++++ Dataset content

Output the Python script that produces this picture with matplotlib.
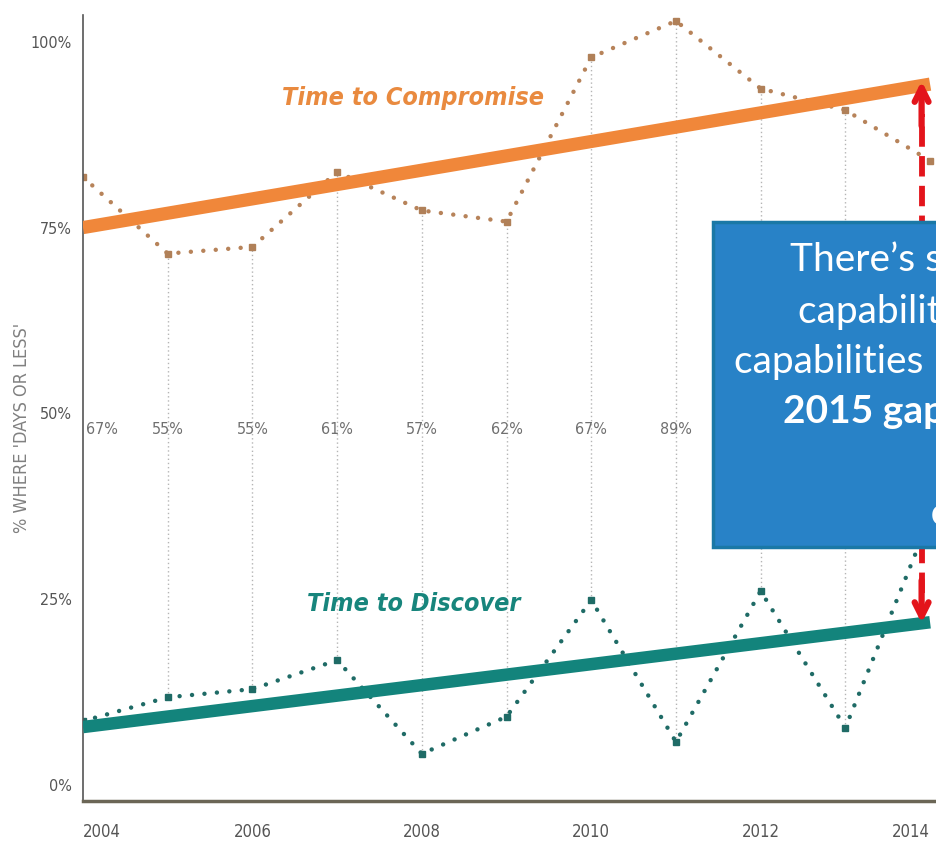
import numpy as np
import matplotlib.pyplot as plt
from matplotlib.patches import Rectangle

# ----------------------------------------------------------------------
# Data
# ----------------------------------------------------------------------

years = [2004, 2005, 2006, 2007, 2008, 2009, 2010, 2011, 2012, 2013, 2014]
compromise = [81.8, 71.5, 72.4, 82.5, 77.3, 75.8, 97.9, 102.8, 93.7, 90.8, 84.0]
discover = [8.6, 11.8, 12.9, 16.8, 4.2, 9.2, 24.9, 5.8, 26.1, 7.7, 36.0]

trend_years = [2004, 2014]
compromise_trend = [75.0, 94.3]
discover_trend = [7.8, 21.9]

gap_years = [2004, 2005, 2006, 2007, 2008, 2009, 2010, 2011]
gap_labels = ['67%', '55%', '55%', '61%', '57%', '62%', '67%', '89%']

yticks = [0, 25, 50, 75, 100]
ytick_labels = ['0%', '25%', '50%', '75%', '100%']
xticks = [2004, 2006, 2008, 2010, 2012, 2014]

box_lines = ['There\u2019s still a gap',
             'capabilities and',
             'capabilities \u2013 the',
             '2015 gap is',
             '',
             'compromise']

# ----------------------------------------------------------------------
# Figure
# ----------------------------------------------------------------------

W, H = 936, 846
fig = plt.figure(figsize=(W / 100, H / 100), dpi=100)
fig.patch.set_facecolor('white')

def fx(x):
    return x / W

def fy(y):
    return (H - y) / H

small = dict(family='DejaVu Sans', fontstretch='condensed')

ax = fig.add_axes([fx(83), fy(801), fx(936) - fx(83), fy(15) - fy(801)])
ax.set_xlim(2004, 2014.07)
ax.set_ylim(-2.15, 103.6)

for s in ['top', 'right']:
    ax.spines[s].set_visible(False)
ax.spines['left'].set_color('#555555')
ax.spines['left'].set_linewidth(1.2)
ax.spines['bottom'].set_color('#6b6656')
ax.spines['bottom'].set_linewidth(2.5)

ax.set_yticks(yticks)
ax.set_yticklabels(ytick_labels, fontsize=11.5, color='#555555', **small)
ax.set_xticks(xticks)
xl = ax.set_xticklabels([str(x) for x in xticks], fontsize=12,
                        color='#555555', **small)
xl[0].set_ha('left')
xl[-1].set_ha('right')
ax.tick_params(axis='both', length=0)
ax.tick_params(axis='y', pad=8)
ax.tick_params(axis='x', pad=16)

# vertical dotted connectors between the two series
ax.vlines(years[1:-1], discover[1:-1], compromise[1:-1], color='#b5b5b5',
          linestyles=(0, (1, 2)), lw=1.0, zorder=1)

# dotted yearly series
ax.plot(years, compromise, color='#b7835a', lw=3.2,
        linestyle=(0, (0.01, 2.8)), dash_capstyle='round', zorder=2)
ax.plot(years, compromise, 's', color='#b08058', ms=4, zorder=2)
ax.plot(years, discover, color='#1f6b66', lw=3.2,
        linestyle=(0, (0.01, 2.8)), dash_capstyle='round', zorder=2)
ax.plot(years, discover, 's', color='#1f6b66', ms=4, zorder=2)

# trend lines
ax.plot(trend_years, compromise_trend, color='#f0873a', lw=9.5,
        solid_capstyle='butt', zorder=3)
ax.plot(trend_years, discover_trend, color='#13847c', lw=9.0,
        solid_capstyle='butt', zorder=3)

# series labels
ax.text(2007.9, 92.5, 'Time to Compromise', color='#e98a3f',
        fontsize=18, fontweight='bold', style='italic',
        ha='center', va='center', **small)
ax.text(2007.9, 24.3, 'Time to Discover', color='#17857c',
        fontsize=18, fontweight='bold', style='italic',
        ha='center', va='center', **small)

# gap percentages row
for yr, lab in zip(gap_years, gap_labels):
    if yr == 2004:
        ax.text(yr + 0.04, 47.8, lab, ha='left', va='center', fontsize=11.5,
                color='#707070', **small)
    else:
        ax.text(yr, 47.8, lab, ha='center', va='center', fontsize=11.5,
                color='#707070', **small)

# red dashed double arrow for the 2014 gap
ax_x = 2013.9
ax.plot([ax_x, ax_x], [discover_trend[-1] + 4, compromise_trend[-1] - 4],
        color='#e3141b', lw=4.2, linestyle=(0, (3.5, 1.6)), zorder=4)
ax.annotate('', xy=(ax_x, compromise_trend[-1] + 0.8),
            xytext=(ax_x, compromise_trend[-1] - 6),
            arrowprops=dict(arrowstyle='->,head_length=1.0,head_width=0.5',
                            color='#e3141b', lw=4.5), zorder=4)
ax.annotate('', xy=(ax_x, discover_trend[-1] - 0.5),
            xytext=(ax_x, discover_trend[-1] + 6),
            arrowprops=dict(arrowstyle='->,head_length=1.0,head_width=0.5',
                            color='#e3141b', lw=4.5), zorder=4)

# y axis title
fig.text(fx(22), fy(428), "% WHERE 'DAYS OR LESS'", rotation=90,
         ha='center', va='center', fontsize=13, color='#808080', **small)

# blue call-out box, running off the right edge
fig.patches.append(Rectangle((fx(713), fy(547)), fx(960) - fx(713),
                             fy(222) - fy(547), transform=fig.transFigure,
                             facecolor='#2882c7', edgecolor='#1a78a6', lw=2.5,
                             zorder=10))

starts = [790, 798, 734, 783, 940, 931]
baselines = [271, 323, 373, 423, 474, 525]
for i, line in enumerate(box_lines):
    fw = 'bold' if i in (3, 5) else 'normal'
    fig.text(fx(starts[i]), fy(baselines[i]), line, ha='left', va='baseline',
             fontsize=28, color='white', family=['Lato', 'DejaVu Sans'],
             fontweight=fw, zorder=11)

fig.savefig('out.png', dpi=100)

++++++++

◆ **Objective**
Leave out the pictures, then repeat the listing above exactly from its first line to the line with "26.1, 7.7, 36.0]", inclusive.

◆ **Result below**
Output the Python script that produces this picture with matplotlib.
import numpy as np
import matplotlib.pyplot as plt
from matplotlib.patches import Rectangle

# ----------------------------------------------------------------------
# Data
# ----------------------------------------------------------------------

years = [2004, 2005, 2006, 2007, 2008, 2009, 2010, 2011, 2012, 2013, 2014]
compromise = [81.8, 71.5, 72.4, 82.5, 77.3, 75.8, 97.9, 102.8, 93.7, 90.8, 84.0]
discover = [8.6, 11.8, 12.9, 16.8, 4.2, 9.2, 24.9, 5.8, 26.1, 7.7, 36.0]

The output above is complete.